**WORK TO COMPLETE:** Your copy of the material must match it exactly, except that pictures are dropped.

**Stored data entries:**
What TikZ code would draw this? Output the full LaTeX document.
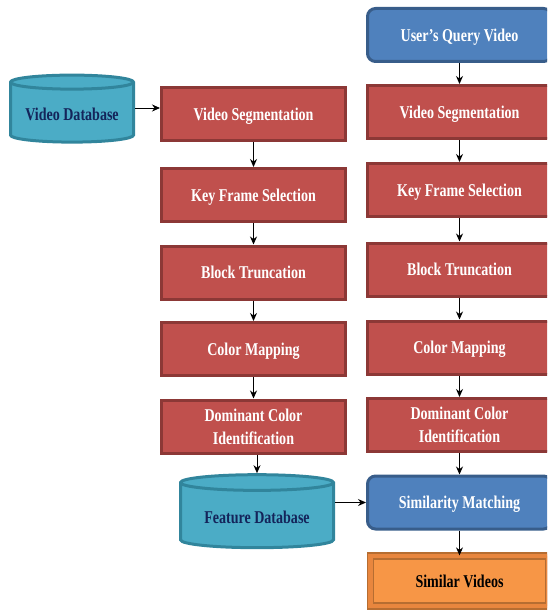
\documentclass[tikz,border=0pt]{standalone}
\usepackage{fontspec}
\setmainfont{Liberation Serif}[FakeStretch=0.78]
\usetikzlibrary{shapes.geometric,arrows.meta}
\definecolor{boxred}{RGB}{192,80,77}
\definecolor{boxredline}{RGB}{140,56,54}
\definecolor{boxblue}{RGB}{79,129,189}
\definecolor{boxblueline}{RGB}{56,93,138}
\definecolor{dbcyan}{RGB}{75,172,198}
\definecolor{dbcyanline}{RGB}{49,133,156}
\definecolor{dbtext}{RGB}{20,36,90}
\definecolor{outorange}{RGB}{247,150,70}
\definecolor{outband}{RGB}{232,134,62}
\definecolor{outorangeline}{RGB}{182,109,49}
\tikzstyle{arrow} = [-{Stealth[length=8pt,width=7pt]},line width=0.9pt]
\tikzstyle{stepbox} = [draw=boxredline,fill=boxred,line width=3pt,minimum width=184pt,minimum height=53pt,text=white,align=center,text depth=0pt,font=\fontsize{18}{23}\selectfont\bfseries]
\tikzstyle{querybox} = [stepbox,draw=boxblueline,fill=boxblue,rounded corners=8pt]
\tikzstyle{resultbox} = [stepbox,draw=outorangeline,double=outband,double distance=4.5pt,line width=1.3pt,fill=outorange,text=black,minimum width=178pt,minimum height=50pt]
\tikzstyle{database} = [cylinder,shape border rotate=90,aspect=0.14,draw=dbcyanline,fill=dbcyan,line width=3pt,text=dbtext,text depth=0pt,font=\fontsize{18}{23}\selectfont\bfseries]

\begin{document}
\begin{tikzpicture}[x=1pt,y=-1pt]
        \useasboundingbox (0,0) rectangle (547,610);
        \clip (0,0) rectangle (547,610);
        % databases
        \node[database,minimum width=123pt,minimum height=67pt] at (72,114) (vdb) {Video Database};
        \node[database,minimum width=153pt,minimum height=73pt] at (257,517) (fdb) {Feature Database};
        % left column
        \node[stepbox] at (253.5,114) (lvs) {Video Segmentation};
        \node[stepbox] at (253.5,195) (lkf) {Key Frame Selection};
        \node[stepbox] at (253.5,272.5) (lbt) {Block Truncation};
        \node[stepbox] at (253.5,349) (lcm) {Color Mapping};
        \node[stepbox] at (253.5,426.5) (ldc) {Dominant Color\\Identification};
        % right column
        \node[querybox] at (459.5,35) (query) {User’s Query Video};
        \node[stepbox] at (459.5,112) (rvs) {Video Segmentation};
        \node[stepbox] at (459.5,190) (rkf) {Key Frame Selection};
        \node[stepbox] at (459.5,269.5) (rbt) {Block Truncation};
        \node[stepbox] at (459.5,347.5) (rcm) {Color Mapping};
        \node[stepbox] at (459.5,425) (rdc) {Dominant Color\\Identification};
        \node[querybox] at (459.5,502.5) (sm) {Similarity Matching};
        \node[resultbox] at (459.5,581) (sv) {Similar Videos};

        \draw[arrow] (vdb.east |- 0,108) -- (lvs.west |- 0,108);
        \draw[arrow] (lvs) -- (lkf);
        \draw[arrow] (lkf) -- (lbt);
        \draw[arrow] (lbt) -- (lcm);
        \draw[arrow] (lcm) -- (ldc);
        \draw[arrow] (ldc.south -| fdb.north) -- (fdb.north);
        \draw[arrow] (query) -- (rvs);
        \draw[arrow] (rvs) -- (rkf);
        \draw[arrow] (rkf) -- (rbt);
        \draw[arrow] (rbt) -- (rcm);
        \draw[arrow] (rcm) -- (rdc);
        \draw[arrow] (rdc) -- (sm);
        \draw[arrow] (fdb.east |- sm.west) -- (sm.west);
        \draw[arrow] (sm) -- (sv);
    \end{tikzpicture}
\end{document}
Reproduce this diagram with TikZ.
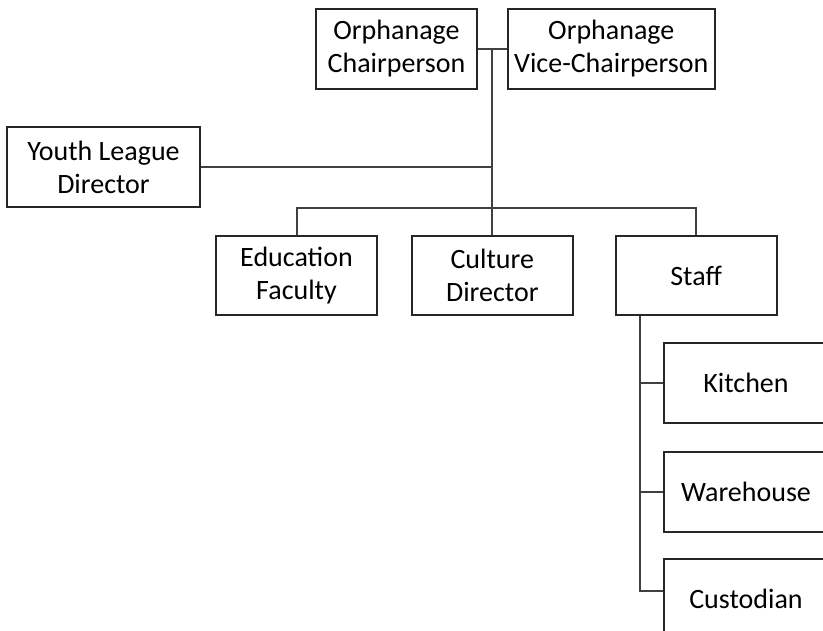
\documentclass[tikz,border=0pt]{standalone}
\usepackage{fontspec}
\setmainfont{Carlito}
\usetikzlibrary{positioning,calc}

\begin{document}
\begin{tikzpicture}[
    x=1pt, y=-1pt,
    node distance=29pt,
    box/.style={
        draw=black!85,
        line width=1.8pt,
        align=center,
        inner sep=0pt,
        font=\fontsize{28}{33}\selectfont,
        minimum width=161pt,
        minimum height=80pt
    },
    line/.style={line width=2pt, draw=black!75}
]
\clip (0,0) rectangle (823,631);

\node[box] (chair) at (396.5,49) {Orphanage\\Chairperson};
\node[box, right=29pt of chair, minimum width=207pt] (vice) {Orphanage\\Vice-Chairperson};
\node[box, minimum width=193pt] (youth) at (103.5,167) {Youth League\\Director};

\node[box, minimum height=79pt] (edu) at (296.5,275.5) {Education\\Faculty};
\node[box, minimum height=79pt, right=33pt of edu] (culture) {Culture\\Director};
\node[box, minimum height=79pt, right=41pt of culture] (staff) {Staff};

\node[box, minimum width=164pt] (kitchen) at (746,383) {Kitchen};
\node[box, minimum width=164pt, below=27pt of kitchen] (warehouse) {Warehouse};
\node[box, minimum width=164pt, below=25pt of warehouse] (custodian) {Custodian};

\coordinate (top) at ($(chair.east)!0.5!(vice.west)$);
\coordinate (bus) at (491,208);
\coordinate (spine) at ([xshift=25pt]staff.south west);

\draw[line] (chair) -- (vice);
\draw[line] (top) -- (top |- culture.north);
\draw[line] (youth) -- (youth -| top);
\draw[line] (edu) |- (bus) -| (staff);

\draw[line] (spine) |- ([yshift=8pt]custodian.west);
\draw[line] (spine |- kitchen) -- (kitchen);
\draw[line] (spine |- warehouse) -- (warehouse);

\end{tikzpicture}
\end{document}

**ANSWER TO THE EXERCISE:**
What TikZ code would draw this? Output the full LaTeX document.
\documentclass[tikz,border=0pt]{standalone}
\usepackage{fontspec}
\setmainfont{Liberation Serif}[FakeStretch=0.78]
\usetikzlibrary{shapes.geometric,arrows.meta}
\definecolor{boxred}{RGB}{192,80,77}
\definecolor{boxredline}{RGB}{140,56,54}
\definecolor{boxblue}{RGB}{79,129,189}
\definecolor{boxblueline}{RGB}{56,93,138}
\definecolor{dbcyan}{RGB}{75,172,198}
\definecolor{dbcyanline}{RGB}{49,133,156}
\definecolor{dbtext}{RGB}{20,36,90}
\definecolor{outorange}{RGB}{247,150,70}
\definecolor{outband}{RGB}{232,134,62}
\definecolor{outorangeline}{RGB}{182,109,49}
\tikzstyle{arrow} = [-{Stealth[length=8pt,width=7pt]},line width=0.9pt]
\tikzstyle{stepbox} = [draw=boxredline,fill=boxred,line width=3pt,minimum width=184pt,minimum height=53pt,text=white,align=center,text depth=0pt,font=\fontsize{18}{23}\selectfont\bfseries]
\tikzstyle{querybox} = [stepbox,draw=boxblueline,fill=boxblue,rounded corners=8pt]
\tikzstyle{resultbox} = [stepbox,draw=outorangeline,double=outband,double distance=4.5pt,line width=1.3pt,fill=outorange,text=black,minimum width=178pt,minimum height=50pt]
\tikzstyle{database} = [cylinder,shape border rotate=90,aspect=0.14,draw=dbcyanline,fill=dbcyan,line width=3pt,text=dbtext,text depth=0pt,font=\fontsize{18}{23}\selectfont\bfseries]

\begin{document}
\begin{tikzpicture}[x=1pt,y=-1pt]
        \useasboundingbox (0,0) rectangle (547,610);
        \clip (0,0) rectangle (547,610);
        % databases
        \node[database,minimum width=123pt,minimum height=67pt] at (72,114) (vdb) {Video Database};
        \node[database,minimum width=153pt,minimum height=73pt] at (257,517) (fdb) {Feature Database};
        % left column
        \node[stepbox] at (253.5,114) (lvs) {Video Segmentation};
        \node[stepbox] at (253.5,195) (lkf) {Key Frame Selection};
        \node[stepbox] at (253.5,272.5) (lbt) {Block Truncation};
        \node[stepbox] at (253.5,349) (lcm) {Color Mapping};
        \node[stepbox] at (253.5,426.5) (ldc) {Dominant Color\\Identification};
        % right column
        \node[querybox] at (459.5,35) (query) {User’s Query Video};
        \node[stepbox] at (459.5,112) (rvs) {Video Segmentation};
        \node[stepbox] at (459.5,190) (rkf) {Key Frame Selection};
        \node[stepbox] at (459.5,269.5) (rbt) {Block Truncation};
        \node[stepbox] at (459.5,347.5) (rcm) {Color Mapping};
        \node[stepbox] at (459.5,425) (rdc) {Dominant Color\\Identification};
        \node[querybox] at (459.5,502.5) (sm) {Similarity Matching};
        \node[resultbox] at (459.5,581) (sv) {Similar Videos};

        \draw[arrow] (vdb.east |- 0,108) -- (lvs.west |- 0,108);
        \draw[arrow] (lvs) -- (lkf);
        \draw[arrow] (lkf) -- (lbt);
        \draw[arrow] (lbt) -- (lcm);
        \draw[arrow] (lcm) -- (ldc);
        \draw[arrow] (ldc.south -| fdb.north) -- (fdb.north);
        \draw[arrow] (query) -- (rvs);
        \draw[arrow] (rvs) -- (rkf);
        \draw[arrow] (rkf) -- (rbt);
        \draw[arrow] (rbt) -- (rcm);
        \draw[arrow] (rcm) -- (rdc);
        \draw[arrow] (rdc) -- (sm);
        \draw[arrow] (fdb.east |- sm.west) -- (sm.west);
        \draw[arrow] (sm) -- (sv);
    \end{tikzpicture}
\end{document}
Reproduce this diagram with TikZ.
\documentclass[tikz,border=0pt]{standalone}
\usepackage{fontspec}
\setmainfont{Carlito}
\usetikzlibrary{positioning,calc}

\begin{document}
\begin{tikzpicture}[
    x=1pt, y=-1pt,
    node distance=29pt,
    box/.style={
        draw=black!85,
        line width=1.8pt,
        align=center,
        inner sep=0pt,
        font=\fontsize{28}{33}\selectfont,
        minimum width=161pt,
        minimum height=80pt
    },
    line/.style={line width=2pt, draw=black!75}
]
\clip (0,0) rectangle (823,631);

\node[box] (chair) at (396.5,49) {Orphanage\\Chairperson};
\node[box, right=29pt of chair, minimum width=207pt] (vice) {Orphanage\\Vice-Chairperson};
\node[box, minimum width=193pt] (youth) at (103.5,167) {Youth League\\Director};

\node[box, minimum height=79pt] (edu) at (296.5,275.5) {Education\\Faculty};
\node[box, minimum height=79pt, right=33pt of edu] (culture) {Culture\\Director};
\node[box, minimum height=79pt, right=41pt of culture] (staff) {Staff};

\node[box, minimum width=164pt] (kitchen) at (746,383) {Kitchen};
\node[box, minimum width=164pt, below=27pt of kitchen] (warehouse) {Warehouse};
\node[box, minimum width=164pt, below=25pt of warehouse] (custodian) {Custodian};

\coordinate (top) at ($(chair.east)!0.5!(vice.west)$);
\coordinate (bus) at (491,208);
\coordinate (spine) at ([xshift=25pt]staff.south west);

\draw[line] (chair) -- (vice);
\draw[line] (top) -- (top |- culture.north);
\draw[line] (youth) -- (youth -| top);
\draw[line] (edu) |- (bus) -| (staff);

\draw[line] (spine) |- ([yshift=8pt]custodian.west);
\draw[line] (spine |- kitchen) -- (kitchen);
\draw[line] (spine |- warehouse) -- (warehouse);

\end{tikzpicture}
\end{document}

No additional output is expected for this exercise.